Regardless of subject matter, claims about being the ‘first’ of anything are going to be controversial without sufficient evidence. The open source scene is so widespread and distributed that Apple’s best option was to change the phrasing, even if they believed it to be true themselves, to quell the criticism.
FTC: We use income earning auto affiliate links. More.
They may have been one of the first, just not the best at it.
I really like Apple but sometimes the wording used to describe things goes beyond marketing….
It reminds me when Federighi introduced the way thhat the crack marketing team found a solutoin to the Big Cat name crisis with Mavericks… yeah.. they were certainly on a trip of some kind. Just like when they worded the Open Source statement.
Next thing you’ll know is that they’ll say that they invented the Internet… wait… that’s Al Gore…. Isn’t he on the Apple board?
*snickers*
So, which was the first major computer company to embrace open source as their main pillars?

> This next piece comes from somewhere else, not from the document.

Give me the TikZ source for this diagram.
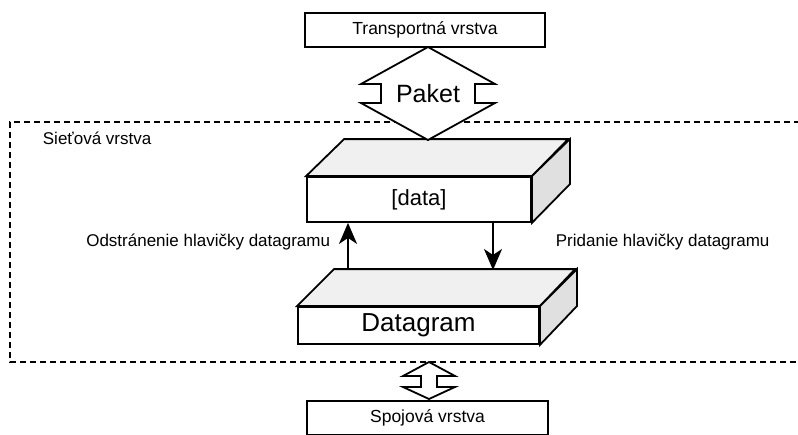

Same question. I am not doubting the claim they were not but I was coming to read which major company was because I honestly do not know.
Apple. No one, including people that complained the loudest, will be able to name one other large player that did it first – because one doesn’t exist.
IBM released their mainframe OS ACP with source in 1967, a decade before Apple was even formed. They continue to be a major contributor to open source, including Linux.
Again, your stupidity knows no limits Bruno. Keep it up.
Quite simple:
Google has its Android, Go (language), Chromium (yes Apple made it popular, but has since lost its leading position in contributing to webkit to google), AngularJS, and many more.
Dell and IBM/Lenovo sold laptops and servers with Linux preinstalled.
Facebook with its HHVM.
Many more.
You can go nitpicking and says “most of them are not ‘computer companys'” but let’s be honest, these days, neither is apple.
And while apple indeed “embraced open source as their main pillars” with OS X/unix, it was long time (and still is) more of a use and build on, rather than committing and contributing.
Red Hat was early, founded in 1993, they’re kind of a big deal. Mac OS didn’t adopt Unix-like code until 1996. Red Hat’s contributions benefit other Open Source projects. while most of what Apple does with Mac OS X stays in-house
Sun Microsystems. Went open source with everything including their crown jewels (the Solaris operating system) in 2005. Wikipedia says “A 2006 report prepared for the EU by UNU-MERIT stated that Sun was the largest corporate contributor to open source movements in the world. According to this report, Sun’s open source contributions exceed the combined total of the next five largest commercial contributors.”
Not updated everywhere.
http://www.apple.com/opensource/
“As the first major computer company to make Open Source development a key part of its ongoing software strategy, Apple remains committed to the Open Source development model.”
Good lord… who cares… I’m sure if Steve was around he wouldn’t care… it is a matter of opinion and it depends on how you look at open source and what you consider “major” …
If Apple were to write things to be as clear as possible, as to not offend anyone, it would end up being very long and too much to read…
I think some people need to go get real jobs instead.
Can we be serious for one moment? This is Apple boasting and over exaggerating as usual. Their main pillars is highly integrated products that lock out third party manufacturers or modifications to their software unless expressly permitted by Apple. This is about as opposite of the spirit of open source as you can get.
Does anyone really care? The fact of Apple being #1 won’t be affected by this little “story”.